City Looks for plan for Haiku Stairs
by Gordon Y.K. Pang
Tuesday, March 26, 2013
Members of the City Council and Mayor Kirk Caldwell’s administration promised to try again to come up with a plan for the Haiku Stairs that would appease both hikers and Kaneohe residents who say they’re tired of unruly visitors and other trespassers.
Members of the Friends of Haiku Stairs want the city to reopen access roads to the hiking trail and to institute a management program there similar to Haunauma Bay Nature Preserve.
But at a Council Parks Committee meeting Monday, the area’s state lawmakers, fire and police representatives and a resident said it’s time that access to Haiku Stairs, also known as the Stairway to Heaven, be cut off permanently by removing the bottom rungs of the trail.
At the end of the meeting, Council Parks Chairman Joey Manahan said he will establish a working group or task force “to look at possible solutions.”
Windward Councilman Ikaika Anderson said he views Caldwell’s position critical to a possible opening.
Caldwell issued a release later Monday saying the illegal trespassing problems raised by Haiku residents must be resolved before he will support reopening the stairs.
“The Haiku Stairs is a unique attraction and I would like to find a solution or partnership that might allow the city to reopen them, but that will only happen if the access issue is resolved to the neighborhood’s satisfaction.”
The stairs were part of the Coat Guard’s Omega transmission station at the bottom of Haiku Valley and were built by the Navy in 1943 to reach the cable facilities above the valley. Wooden stairs were replaced with galvanized metal ones in 1955.
The city, under the leadership of former Mayor Jeremy Harris and then Windward Councilman Steve Holmes, took ownership of the stairs from the military in the early 2000s and the city spent $875,000 to repair them. But jurisdictional entanglements ensued as opposition from residents mounted and the attraction never reopened.
State Re. Ken Ito, (D, Kaneohe-Maunawili-Kailua) said he does not believe the trail should be reopened, at least not until neighborhood concerns are addressed.
Ito said the state Department of Transportation and the Department of Hawaiian Home Lands, which both own property the public will need to access the city-owned stairs, have indicated a reluctance to make their sections public.
Ito said he has tried for more than 10 years to resolve the issues involving the stairs.
Caroline Sluyter, DOT spokeswoman, told the Star-Advertiser that a DOT-maintained road used during construction of the H-3 freeway is not paved and was never intended to be a public road.
Fire Department Capt. Dale Mosher said fire officials hold that not only should the trail be closed, but that the city should remove the stairs on the lower portion to shut them down permanently.
“We think it’s risky to the public,” Mosher said. “We think it’s risky to ourselves and we would like it shut down.”
A string of Friends of Haiku Stairs supporters and hiking enthusiasts urged Council members to at least listen to arguments for reopening the trail, which they view as a valuable environmental and cultural resource.

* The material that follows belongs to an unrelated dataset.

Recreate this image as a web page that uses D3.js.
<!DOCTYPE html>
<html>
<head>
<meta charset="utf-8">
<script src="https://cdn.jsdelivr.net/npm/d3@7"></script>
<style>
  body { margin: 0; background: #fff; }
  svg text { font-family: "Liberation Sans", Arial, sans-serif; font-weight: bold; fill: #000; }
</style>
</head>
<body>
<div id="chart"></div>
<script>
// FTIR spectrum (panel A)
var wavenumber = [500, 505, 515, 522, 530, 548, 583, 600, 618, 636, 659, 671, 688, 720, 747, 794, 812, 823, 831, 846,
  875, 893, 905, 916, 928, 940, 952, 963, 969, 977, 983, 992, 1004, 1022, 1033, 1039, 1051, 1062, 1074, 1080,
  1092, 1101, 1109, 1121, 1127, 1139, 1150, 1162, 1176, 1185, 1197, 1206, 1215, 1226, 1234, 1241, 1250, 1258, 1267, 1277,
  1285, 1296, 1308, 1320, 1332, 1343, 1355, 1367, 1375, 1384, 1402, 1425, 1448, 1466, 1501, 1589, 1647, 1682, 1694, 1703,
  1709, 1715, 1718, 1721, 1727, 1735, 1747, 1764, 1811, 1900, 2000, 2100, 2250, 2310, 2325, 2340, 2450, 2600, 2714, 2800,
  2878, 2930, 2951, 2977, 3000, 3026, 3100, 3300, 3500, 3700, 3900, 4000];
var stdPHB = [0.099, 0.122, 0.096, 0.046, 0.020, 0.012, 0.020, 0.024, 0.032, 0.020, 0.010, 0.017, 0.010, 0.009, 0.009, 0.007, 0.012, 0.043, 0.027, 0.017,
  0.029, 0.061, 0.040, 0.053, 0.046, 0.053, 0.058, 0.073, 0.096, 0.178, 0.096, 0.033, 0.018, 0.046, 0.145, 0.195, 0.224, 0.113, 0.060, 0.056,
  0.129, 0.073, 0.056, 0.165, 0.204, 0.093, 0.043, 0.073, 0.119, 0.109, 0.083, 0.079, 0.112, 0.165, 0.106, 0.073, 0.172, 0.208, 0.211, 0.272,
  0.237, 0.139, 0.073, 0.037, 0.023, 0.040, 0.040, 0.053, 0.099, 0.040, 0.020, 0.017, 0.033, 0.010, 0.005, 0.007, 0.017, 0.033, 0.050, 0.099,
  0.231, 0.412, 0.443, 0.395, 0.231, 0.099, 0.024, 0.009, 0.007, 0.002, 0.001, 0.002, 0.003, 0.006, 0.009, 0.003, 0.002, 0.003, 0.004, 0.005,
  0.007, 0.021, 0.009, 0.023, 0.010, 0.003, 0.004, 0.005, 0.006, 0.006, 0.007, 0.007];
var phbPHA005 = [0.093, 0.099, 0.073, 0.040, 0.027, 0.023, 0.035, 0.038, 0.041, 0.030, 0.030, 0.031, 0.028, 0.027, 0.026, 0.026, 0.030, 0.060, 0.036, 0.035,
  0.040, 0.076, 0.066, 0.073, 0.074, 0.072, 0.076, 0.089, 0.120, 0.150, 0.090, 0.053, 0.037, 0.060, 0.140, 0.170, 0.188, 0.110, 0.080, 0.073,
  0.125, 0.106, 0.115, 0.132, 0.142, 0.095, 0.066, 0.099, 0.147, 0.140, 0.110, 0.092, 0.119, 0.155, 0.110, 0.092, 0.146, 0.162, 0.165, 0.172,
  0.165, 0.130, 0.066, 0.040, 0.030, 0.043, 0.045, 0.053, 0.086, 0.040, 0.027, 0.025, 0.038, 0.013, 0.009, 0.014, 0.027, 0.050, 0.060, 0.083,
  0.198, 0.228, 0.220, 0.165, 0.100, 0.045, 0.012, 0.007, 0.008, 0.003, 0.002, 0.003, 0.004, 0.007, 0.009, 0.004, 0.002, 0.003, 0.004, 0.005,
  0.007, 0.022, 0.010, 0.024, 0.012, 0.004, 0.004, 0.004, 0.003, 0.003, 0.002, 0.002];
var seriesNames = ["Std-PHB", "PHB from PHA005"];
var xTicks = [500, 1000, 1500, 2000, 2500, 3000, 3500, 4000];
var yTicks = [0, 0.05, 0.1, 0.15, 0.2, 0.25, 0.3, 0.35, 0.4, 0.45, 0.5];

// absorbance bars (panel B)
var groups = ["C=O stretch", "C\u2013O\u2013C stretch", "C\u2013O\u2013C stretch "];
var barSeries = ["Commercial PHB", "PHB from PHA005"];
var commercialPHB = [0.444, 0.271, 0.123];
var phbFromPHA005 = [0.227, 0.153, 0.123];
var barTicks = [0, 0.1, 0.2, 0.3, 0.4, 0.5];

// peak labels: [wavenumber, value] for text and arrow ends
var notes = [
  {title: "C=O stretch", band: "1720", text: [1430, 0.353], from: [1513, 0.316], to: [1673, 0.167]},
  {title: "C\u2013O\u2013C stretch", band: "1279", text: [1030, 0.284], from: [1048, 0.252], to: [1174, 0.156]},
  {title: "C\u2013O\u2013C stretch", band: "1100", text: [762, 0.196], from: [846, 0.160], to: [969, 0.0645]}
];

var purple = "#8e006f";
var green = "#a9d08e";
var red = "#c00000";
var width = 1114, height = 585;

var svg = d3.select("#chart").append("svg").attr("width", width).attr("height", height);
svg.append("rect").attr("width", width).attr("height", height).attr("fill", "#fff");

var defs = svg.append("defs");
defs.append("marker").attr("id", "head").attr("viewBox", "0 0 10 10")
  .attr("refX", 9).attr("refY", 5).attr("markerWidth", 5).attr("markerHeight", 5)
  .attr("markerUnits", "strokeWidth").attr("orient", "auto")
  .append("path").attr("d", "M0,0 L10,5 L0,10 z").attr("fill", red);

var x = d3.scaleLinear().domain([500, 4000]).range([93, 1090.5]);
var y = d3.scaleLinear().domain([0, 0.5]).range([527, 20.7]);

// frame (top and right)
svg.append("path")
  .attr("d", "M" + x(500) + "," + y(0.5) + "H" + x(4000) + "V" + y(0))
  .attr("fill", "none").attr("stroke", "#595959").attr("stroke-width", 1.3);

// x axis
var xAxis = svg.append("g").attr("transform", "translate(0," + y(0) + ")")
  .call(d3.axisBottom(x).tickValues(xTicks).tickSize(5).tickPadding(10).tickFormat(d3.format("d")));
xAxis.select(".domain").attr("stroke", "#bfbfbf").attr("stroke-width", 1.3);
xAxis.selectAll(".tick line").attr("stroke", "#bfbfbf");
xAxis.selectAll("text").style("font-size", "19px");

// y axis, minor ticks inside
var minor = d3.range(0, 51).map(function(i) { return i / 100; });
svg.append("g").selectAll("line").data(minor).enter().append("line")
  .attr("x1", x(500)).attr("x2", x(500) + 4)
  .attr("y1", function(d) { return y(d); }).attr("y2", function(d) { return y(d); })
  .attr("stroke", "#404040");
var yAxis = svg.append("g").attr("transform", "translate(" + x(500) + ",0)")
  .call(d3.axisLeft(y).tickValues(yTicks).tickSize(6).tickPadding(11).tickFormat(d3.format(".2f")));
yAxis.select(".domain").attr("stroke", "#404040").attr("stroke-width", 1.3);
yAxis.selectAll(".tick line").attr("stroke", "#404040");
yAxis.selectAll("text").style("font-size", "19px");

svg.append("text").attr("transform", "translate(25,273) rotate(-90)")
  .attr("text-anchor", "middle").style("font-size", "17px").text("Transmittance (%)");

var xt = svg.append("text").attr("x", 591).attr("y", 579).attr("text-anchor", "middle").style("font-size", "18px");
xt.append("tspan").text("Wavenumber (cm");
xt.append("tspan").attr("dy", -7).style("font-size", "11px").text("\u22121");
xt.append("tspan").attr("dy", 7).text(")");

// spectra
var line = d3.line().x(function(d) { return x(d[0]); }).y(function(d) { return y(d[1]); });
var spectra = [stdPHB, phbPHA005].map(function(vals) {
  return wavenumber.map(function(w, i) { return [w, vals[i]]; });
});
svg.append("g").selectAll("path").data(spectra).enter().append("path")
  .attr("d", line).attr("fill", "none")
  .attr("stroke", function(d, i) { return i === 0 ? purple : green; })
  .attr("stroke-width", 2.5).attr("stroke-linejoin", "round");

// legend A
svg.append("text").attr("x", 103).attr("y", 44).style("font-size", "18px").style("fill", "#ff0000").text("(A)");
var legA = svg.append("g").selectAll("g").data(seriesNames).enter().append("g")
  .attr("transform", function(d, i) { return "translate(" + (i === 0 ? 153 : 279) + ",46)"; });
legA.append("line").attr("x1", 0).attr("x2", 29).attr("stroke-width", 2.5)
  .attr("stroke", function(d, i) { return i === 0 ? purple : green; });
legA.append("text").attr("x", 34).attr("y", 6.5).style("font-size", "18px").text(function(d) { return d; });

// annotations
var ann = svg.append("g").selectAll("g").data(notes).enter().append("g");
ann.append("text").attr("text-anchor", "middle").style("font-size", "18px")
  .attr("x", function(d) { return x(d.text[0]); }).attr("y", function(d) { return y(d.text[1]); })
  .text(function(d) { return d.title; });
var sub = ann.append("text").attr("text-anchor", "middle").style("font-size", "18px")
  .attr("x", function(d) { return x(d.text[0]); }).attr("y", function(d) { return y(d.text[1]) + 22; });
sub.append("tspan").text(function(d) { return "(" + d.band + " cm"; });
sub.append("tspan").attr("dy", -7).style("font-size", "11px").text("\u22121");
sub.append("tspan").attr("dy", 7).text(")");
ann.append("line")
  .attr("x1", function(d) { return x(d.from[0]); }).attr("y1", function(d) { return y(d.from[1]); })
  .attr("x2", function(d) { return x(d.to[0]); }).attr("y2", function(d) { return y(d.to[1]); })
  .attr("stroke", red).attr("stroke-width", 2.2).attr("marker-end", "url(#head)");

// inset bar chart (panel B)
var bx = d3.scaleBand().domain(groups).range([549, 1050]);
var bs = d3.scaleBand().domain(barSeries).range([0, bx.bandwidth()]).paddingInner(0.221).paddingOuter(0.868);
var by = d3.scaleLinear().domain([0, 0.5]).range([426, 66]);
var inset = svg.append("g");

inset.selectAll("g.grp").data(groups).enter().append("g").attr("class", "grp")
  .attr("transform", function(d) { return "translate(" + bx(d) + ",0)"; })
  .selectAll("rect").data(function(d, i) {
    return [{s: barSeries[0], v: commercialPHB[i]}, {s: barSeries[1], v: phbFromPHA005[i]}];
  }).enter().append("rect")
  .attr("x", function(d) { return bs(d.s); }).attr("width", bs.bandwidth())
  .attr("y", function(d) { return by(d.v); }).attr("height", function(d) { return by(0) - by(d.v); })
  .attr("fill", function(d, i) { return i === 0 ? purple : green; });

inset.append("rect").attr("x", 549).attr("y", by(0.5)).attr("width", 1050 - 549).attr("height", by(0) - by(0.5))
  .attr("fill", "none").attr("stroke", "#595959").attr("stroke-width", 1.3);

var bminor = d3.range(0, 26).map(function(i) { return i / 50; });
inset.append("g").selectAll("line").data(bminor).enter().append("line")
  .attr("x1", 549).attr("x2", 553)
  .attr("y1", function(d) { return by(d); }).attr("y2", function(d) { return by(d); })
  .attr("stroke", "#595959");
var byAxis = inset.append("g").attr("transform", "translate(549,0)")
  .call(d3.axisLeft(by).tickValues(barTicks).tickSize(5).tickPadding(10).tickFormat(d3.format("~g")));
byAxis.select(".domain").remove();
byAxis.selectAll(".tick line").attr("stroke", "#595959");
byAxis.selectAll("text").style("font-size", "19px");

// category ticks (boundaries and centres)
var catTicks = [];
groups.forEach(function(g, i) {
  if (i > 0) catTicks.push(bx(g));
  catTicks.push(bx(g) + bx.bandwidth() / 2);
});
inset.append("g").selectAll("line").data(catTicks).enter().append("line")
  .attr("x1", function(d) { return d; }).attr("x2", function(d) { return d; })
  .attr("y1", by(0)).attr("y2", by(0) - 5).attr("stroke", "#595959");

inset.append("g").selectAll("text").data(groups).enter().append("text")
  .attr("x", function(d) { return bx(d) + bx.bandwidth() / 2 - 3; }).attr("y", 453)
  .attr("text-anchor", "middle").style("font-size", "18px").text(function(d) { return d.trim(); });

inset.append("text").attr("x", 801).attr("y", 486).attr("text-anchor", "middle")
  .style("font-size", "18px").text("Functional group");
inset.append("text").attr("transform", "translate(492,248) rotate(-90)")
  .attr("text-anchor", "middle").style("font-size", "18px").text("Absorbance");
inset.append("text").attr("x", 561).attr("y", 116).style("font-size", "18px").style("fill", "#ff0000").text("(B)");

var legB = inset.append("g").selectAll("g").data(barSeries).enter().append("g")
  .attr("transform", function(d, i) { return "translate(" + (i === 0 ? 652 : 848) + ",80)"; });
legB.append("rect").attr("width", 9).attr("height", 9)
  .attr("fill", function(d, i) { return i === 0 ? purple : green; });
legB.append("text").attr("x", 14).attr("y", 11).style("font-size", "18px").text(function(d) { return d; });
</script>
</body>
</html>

Many said they believe a majority of the concerns raised by the residents stem from the tendency of hikers to try to reach the stairs in the middle of the night to avoid being stopped by security guards stationed at the base of the trail during the day. Vernon Ansell, Friends of Haiku Stairs president, said there are four access roads that can be reopened that would allow hikers to reach the stairs during daylight hours without disturbing neighbors.
Like other supporters, Ansell said the trail is a unique treasure that should be valued and preserved. His group holds tree to four work days a year along the trail, clearing it and removing alien species. “It’s just amazing what’s up there and can be made available to the general public,” he said.
Supporters of reopening the trail also dismissed conchs that it is unsafe, noting that the death of a man on the stairs two years ago was the result of a heart attack.